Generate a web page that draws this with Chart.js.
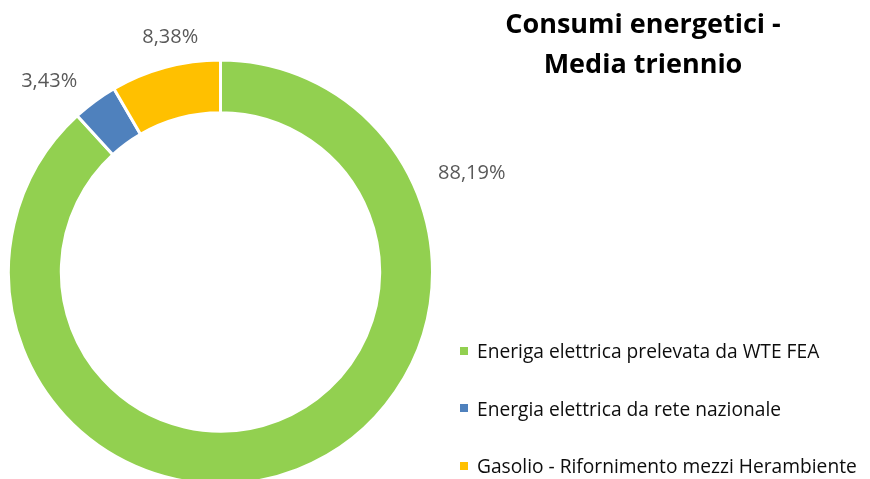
<!DOCTYPE html>
<html>
<head>
<meta charset="utf-8">
<script src="https://cdn.jsdelivr.net/npm/chart.js@4/dist/chart.umd.min.js"></script>
<style>
  html, body { margin: 0; padding: 0; background: #fff; }
  body { width: 870px; height: 479px; overflow: hidden; position: relative; font-family: "Open Sans", "Lato", sans-serif; font-variant-ligatures: none; }
  #wrap { position: absolute; left: 0; top: 0; width: 870px; height: 490px; }
  #title { position: absolute; left: 443px; width: 400px; top: 3px; text-align: center; font-weight: bold; font-size: 27px; line-height: 40px; color: #000; }
  #legend { position: absolute; left: 460px; top: 337px; }
  .item { position: relative; height: 57.5px; font-size: 19.2px; line-height: 28px; color: #0d0d0d; white-space: nowrap; }
  .sw { display: inline-block; width: 8px; height: 8px; margin-right: 9px; vertical-align: middle; position: relative; top: -2px; }
</style>
</head>
<body>
<div id="wrap"><canvas id="c" width="870" height="490"></canvas></div>
<div id="title"></div>
<div id="legend"></div>
<script>
const titleLines = ["Consumi energetici -", "Media triennio"];
const categories = [
  "Eneriga elettrica prelevata da WTE FEA",
  "Energia elettrica da rete nazionale",
  "Gasolio - Rifornimento mezzi Herambiente"
];
const shares = [88.19, 3.43, 8.38];
const valueLabels = ["88,19%", "3,43%", "8,38%"];
const colors = ["#92D050", "#4F81BD", "#FFC000"];
// label placement: angle from 12 o'clock (deg, clockwise) and distance as multiple of outer radius
const labelAngles = [68.6, 318.1, 347.9];
const labelDist = [1.273, 1.21, 1.131];

document.getElementById('title').innerHTML = titleLines.join('<br>');
const lg = document.getElementById('legend');
categories.forEach((c, i) => {
  const d = document.createElement('div');
  d.className = 'item';
  d.innerHTML = '<span class="sw" style="background:' + colors[i] + '"></span>' + c;
  lg.appendChild(d);
});

const labelPlugin = {
  id: 'valLabels',
  afterDatasetsDraw(chart) {
    const meta = chart.getDatasetMeta(0);
    const ctx = chart.ctx;
    ctx.save();
    ctx.font = '20px "Open Sans", Lato, sans-serif';
    ctx.fillStyle = '#595959';
    ctx.textAlign = 'center';
    ctx.textBaseline = 'middle';
    meta.data.forEach((arc, i) => {
      const p = arc.getProps(['x', 'y', 'outerRadius'], true);
      const a = labelAngles[i] * Math.PI / 180;
      const r = p.outerRadius * labelDist[i];
      ctx.fillText(valueLabels[i], p.x + Math.sin(a) * r, p.y - Math.cos(a) * r);
    });
    ctx.restore();
  }
};

new Chart(document.getElementById('c'), {
  type: 'doughnut',
  data: {
    labels: categories,
    datasets: [{
      data: shares,
      backgroundColor: colors,
      borderColor: '#ffffff',
      borderWidth: 3,
      hoverOffset: 0
    }]
  },
  options: {
    responsive: false,
    animation: false,
    radius: 212,
    cutout: '75.1%',
    layout: { padding: { left: 10, right: 439, top: 61.5, bottom: 7.5 } },
    plugins: { legend: { display: false }, title: { display: false }, tooltip: { enabled: false } },
    events: []
  },
  plugins: [labelPlugin]
});
</script>
</body>
</html>
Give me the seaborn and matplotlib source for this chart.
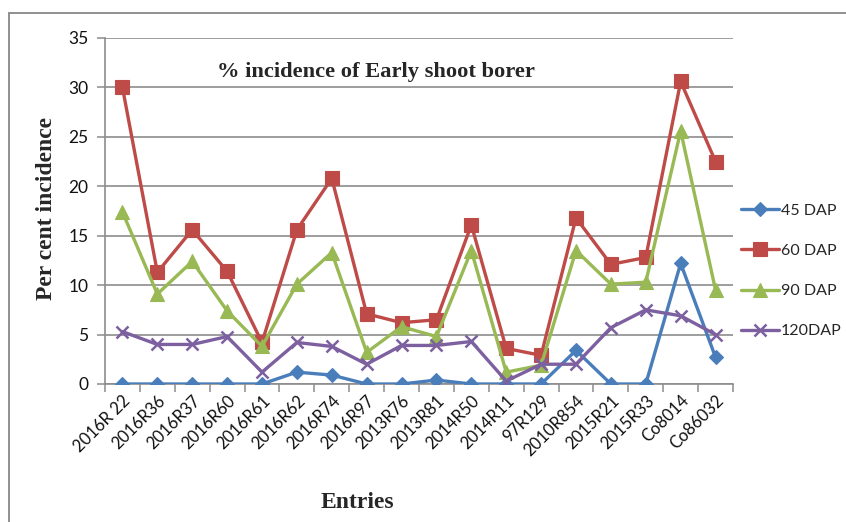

--*--

● Short problem
Reproduce the whole listing above word for word, but not its pictures.

● Exercise output
Generate a web page that draws this with Chart.js.
<!DOCTYPE html>
<html>
<head>
<meta charset="utf-8">
<script src="https://cdn.jsdelivr.net/npm/chart.js@4/dist/chart.umd.min.js"></script>
<style>
  html, body { margin: 0; padding: 0; background: #fff; }
  body { width: 870px; height: 479px; overflow: hidden; position: relative; font-family: "Open Sans", "Lato", sans-serif; font-variant-ligatures: none; }
  #wrap { position: absolute; left: 0; top: 0; width: 870px; height: 490px; }
  #title { position: absolute; left: 443px; width: 400px; top: 3px; text-align: center; font-weight: bold; font-size: 27px; line-height: 40px; color: #000; }
  #legend { position: absolute; left: 460px; top: 337px; }
  .item { position: relative; height: 57.5px; font-size: 19.2px; line-height: 28px; color: #0d0d0d; white-space: nowrap; }
  .sw { display: inline-block; width: 8px; height: 8px; margin-right: 9px; vertical-align: middle; position: relative; top: -2px; }
</style>
</head>
<body>
<div id="wrap"><canvas id="c" width="870" height="490"></canvas></div>
<div id="title"></div>
<div id="legend"></div>
<script>
const titleLines = ["Consumi energetici -", "Media triennio"];
const categories = [
  "Eneriga elettrica prelevata da WTE FEA",
  "Energia elettrica da rete nazionale",
  "Gasolio - Rifornimento mezzi Herambiente"
];
const shares = [88.19, 3.43, 8.38];
const valueLabels = ["88,19%", "3,43%", "8,38%"];
const colors = ["#92D050", "#4F81BD", "#FFC000"];
// label placement: angle from 12 o'clock (deg, clockwise) and distance as multiple of outer radius
const labelAngles = [68.6, 318.1, 347.9];
const labelDist = [1.273, 1.21, 1.131];

document.getElementById('title').innerHTML = titleLines.join('<br>');
const lg = document.getElementById('legend');
categories.forEach((c, i) => {
  const d = document.createElement('div');
  d.className = 'item';
  d.innerHTML = '<span class="sw" style="background:' + colors[i] + '"></span>' + c;
  lg.appendChild(d);
});

const labelPlugin = {
  id: 'valLabels',
  afterDatasetsDraw(chart) {
    const meta = chart.getDatasetMeta(0);
    const ctx = chart.ctx;
    ctx.save();
    ctx.font = '20px "Open Sans", Lato, sans-serif';
    ctx.fillStyle = '#595959';
    ctx.textAlign = 'center';
    ctx.textBaseline = 'middle';
    meta.data.forEach((arc, i) => {
      const p = arc.getProps(['x', 'y', 'outerRadius'], true);
      const a = labelAngles[i] * Math.PI / 180;
      const r = p.outerRadius * labelDist[i];
      ctx.fillText(valueLabels[i], p.x + Math.sin(a) * r, p.y - Math.cos(a) * r);
    });
    ctx.restore();
  }
};

new Chart(document.getElementById('c'), {
  type: 'doughnut',
  data: {
    labels: categories,
    datasets: [{
      data: shares,
      backgroundColor: colors,
      borderColor: '#ffffff',
      borderWidth: 3,
      hoverOffset: 0
    }]
  },
  options: {
    responsive: false,
    animation: false,
    radius: 212,
    cutout: '75.1%',
    layout: { padding: { left: 10, right: 439, top: 61.5, bottom: 7.5 } },
    plugins: { legend: { display: false }, title: { display: false }, tooltip: { enabled: false } },
    events: []
  },
  plugins: [labelPlugin]
});
</script>
</body>
</html>
Give me the seaborn and matplotlib source for this chart.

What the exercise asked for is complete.